Task description: Extract from the listing each line in which the word "React" appears.
### Data lines ###
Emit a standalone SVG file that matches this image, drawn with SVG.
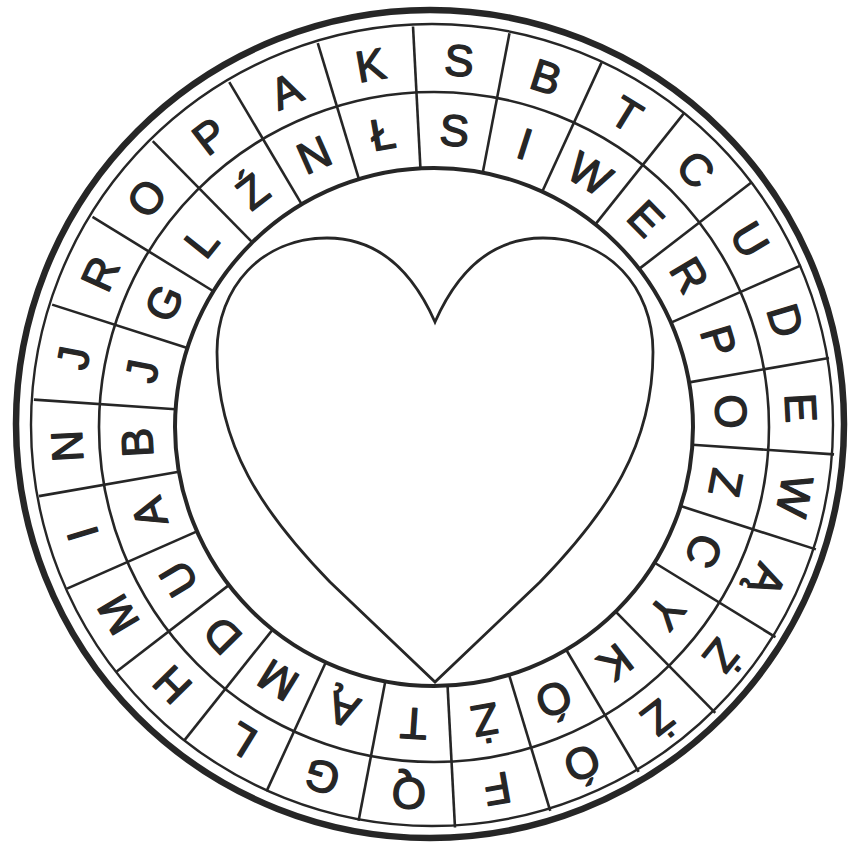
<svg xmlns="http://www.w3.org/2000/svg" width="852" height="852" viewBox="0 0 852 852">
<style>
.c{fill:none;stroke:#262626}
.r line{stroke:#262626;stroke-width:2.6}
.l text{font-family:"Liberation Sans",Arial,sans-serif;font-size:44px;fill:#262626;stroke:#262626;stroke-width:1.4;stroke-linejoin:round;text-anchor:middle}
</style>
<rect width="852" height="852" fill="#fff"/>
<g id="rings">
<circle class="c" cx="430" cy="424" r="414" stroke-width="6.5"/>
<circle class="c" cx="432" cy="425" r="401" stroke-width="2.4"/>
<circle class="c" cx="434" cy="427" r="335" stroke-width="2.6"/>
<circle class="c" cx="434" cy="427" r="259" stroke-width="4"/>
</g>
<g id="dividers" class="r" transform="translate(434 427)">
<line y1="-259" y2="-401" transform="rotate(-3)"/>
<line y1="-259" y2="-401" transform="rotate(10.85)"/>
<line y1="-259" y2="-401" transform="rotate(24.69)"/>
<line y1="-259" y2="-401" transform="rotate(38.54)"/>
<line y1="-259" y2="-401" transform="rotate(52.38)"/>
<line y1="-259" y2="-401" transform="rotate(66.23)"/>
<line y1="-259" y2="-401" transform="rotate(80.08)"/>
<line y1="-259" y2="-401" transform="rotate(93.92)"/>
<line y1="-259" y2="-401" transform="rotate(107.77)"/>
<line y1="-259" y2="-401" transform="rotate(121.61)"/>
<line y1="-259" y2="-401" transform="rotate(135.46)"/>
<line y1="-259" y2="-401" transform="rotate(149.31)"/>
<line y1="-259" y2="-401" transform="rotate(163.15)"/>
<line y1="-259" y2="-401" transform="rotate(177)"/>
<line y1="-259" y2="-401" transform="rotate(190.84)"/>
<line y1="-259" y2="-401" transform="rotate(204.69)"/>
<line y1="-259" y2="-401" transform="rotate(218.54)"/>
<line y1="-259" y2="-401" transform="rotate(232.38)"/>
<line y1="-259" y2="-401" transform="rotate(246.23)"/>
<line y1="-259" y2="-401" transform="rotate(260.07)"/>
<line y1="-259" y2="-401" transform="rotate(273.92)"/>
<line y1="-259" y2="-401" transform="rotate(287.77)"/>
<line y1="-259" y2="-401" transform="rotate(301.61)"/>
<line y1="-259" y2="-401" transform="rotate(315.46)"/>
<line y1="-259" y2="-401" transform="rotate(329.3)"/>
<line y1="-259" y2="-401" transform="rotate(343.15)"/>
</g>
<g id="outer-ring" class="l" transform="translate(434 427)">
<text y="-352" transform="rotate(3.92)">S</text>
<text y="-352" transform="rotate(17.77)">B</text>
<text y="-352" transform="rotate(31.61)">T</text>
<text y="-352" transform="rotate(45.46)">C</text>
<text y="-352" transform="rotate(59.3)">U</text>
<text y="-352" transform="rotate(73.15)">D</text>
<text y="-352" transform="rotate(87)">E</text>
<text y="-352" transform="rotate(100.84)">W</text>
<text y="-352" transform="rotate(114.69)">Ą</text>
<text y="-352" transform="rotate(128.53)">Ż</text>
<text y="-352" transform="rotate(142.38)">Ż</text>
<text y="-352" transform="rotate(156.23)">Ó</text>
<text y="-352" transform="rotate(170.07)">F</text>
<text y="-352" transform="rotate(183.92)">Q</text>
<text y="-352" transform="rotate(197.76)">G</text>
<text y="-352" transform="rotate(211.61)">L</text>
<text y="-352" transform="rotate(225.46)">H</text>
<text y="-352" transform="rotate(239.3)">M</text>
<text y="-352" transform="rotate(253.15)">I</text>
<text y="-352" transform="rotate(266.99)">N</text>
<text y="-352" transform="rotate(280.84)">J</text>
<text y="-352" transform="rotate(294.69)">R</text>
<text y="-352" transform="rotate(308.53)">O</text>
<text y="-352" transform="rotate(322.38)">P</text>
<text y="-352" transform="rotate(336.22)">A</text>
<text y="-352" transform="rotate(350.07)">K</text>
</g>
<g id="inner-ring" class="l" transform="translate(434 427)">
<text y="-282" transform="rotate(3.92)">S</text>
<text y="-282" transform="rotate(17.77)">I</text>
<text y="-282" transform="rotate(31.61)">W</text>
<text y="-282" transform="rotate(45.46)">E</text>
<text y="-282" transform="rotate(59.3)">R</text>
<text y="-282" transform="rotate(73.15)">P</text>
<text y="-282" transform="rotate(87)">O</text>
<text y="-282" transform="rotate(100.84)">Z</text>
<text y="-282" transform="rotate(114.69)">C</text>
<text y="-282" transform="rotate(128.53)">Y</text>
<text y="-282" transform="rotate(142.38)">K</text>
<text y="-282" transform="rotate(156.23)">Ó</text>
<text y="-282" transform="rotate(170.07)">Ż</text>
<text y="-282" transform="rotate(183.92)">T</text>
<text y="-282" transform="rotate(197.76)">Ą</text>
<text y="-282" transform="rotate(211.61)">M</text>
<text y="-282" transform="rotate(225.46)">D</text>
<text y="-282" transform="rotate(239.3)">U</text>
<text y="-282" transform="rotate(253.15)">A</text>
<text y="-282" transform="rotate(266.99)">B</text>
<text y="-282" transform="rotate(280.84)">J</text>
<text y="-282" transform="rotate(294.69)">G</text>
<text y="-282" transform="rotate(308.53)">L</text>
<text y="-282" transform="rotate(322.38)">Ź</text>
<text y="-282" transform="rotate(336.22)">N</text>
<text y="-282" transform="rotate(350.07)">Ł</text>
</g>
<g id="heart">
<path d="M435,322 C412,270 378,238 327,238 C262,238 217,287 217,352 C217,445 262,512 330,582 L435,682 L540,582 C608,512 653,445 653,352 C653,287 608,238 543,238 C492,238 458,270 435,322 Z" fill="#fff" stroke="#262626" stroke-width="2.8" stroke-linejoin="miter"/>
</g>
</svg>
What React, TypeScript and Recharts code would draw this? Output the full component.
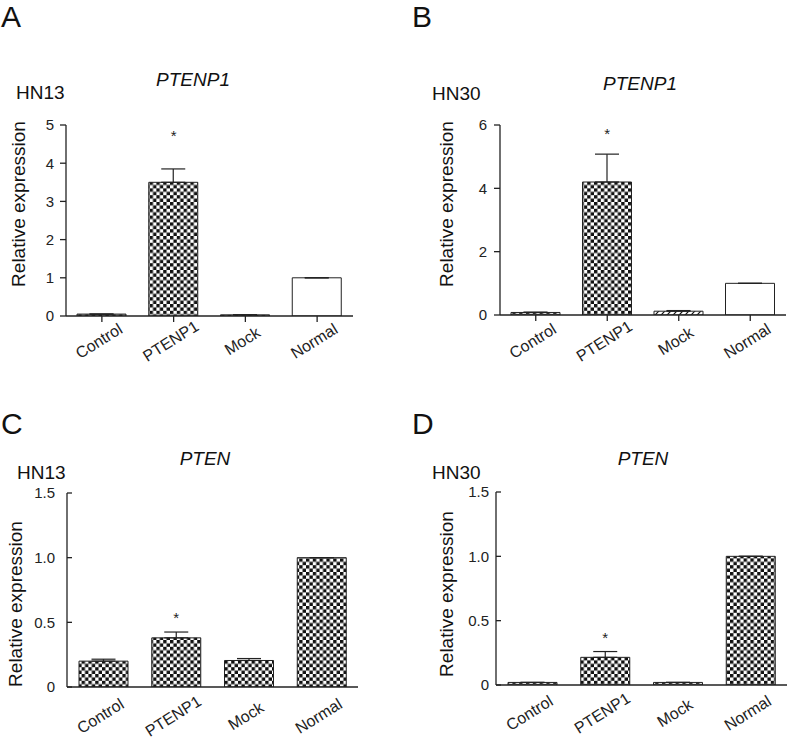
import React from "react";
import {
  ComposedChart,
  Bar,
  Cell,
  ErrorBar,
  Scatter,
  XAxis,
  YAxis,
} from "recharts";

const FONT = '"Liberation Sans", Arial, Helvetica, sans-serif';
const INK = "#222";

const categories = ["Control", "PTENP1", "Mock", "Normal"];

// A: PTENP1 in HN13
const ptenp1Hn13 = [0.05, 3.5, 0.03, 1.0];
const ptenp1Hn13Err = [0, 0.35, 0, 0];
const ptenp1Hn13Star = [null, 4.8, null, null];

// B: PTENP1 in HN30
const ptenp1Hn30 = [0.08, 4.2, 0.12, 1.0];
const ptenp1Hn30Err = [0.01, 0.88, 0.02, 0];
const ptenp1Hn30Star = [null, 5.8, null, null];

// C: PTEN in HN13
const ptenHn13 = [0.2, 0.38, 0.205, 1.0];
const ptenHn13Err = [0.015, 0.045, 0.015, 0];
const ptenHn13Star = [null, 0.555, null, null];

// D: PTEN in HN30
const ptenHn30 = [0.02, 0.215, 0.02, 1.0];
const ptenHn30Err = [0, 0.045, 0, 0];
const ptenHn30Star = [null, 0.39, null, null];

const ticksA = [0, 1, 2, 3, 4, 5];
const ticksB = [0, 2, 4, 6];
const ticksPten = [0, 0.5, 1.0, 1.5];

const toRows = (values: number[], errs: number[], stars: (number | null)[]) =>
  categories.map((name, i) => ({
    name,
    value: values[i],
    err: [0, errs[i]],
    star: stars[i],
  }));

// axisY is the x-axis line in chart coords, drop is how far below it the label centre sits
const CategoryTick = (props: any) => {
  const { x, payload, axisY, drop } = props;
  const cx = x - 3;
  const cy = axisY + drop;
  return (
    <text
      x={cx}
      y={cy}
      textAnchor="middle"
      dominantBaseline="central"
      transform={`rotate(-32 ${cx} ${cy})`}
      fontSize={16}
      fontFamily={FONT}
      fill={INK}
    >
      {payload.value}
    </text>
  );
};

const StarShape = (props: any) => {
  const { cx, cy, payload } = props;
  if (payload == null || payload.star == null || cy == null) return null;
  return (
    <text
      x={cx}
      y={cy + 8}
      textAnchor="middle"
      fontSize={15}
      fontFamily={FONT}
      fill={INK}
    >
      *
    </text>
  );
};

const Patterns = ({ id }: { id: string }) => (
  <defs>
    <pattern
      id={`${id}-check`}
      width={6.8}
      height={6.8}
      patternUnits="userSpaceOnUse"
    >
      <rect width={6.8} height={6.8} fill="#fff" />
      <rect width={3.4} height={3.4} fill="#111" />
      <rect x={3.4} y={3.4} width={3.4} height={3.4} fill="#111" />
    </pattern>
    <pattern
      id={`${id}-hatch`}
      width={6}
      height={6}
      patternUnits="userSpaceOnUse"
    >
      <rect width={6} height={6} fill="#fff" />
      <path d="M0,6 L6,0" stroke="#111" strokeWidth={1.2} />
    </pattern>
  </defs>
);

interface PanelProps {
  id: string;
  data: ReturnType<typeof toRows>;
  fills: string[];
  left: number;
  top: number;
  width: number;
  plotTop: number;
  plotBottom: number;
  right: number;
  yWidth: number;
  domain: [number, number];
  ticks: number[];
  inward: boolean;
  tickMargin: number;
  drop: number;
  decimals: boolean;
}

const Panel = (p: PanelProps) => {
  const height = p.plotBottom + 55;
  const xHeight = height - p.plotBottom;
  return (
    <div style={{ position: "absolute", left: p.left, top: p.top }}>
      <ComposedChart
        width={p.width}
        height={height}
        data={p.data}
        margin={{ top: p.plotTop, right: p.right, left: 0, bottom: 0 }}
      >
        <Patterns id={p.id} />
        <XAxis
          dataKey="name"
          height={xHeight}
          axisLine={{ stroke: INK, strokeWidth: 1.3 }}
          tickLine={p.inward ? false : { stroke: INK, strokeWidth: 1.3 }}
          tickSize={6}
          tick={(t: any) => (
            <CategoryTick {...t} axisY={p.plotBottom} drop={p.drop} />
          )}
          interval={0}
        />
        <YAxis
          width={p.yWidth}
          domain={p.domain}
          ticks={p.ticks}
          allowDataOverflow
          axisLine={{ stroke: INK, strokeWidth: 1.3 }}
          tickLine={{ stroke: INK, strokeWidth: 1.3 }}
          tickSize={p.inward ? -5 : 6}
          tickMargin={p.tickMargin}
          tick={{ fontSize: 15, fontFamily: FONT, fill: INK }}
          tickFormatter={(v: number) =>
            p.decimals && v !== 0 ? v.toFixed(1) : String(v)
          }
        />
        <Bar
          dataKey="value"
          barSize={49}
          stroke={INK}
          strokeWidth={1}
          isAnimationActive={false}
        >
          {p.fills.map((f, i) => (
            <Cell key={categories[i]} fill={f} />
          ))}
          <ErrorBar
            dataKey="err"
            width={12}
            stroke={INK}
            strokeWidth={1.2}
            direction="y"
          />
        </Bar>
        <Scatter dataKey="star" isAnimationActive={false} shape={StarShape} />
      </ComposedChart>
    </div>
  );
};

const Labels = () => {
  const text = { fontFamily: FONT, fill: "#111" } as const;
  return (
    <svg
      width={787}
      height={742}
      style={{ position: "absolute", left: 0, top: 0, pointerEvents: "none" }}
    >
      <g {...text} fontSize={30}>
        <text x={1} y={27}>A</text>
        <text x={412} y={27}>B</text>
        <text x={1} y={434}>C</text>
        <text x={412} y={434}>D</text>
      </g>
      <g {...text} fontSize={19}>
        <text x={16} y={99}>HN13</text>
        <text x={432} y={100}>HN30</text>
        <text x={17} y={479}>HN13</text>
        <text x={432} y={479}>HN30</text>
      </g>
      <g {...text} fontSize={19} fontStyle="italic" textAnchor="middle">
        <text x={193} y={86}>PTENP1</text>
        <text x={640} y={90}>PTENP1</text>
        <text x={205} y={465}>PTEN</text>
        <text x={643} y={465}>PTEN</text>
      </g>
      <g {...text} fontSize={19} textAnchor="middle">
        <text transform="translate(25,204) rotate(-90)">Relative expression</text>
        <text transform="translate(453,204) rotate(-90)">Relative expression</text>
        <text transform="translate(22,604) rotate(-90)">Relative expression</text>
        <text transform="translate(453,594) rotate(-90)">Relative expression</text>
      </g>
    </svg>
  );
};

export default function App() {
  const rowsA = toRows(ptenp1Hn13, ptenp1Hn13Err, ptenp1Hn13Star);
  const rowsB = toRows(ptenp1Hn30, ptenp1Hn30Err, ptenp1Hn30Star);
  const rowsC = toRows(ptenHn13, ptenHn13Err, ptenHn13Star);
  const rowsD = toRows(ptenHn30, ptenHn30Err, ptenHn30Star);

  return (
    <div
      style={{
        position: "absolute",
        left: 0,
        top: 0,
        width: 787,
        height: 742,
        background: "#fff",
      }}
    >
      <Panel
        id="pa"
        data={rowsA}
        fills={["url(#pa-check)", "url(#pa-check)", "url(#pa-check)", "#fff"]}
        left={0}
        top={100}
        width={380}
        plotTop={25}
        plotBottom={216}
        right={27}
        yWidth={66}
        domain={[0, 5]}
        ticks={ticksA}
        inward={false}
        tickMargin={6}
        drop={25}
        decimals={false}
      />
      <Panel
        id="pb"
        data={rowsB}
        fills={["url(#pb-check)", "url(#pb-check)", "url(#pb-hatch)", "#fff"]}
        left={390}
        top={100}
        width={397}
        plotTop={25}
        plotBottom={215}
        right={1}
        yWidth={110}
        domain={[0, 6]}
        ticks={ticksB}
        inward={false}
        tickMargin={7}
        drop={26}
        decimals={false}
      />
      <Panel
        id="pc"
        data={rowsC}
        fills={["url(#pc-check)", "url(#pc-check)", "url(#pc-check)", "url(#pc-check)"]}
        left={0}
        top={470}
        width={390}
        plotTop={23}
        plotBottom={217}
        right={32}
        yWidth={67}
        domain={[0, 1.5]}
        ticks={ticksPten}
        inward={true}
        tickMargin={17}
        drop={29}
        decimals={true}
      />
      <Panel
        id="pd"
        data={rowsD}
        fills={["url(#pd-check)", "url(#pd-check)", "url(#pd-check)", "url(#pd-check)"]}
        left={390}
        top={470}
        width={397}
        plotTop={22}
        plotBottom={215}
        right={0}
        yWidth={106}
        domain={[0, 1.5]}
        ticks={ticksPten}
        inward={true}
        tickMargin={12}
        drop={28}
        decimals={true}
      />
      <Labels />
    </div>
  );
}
###
Result for this exercise:
What React, TypeScript and Recharts code would draw this? Output the full component.
import React from "react";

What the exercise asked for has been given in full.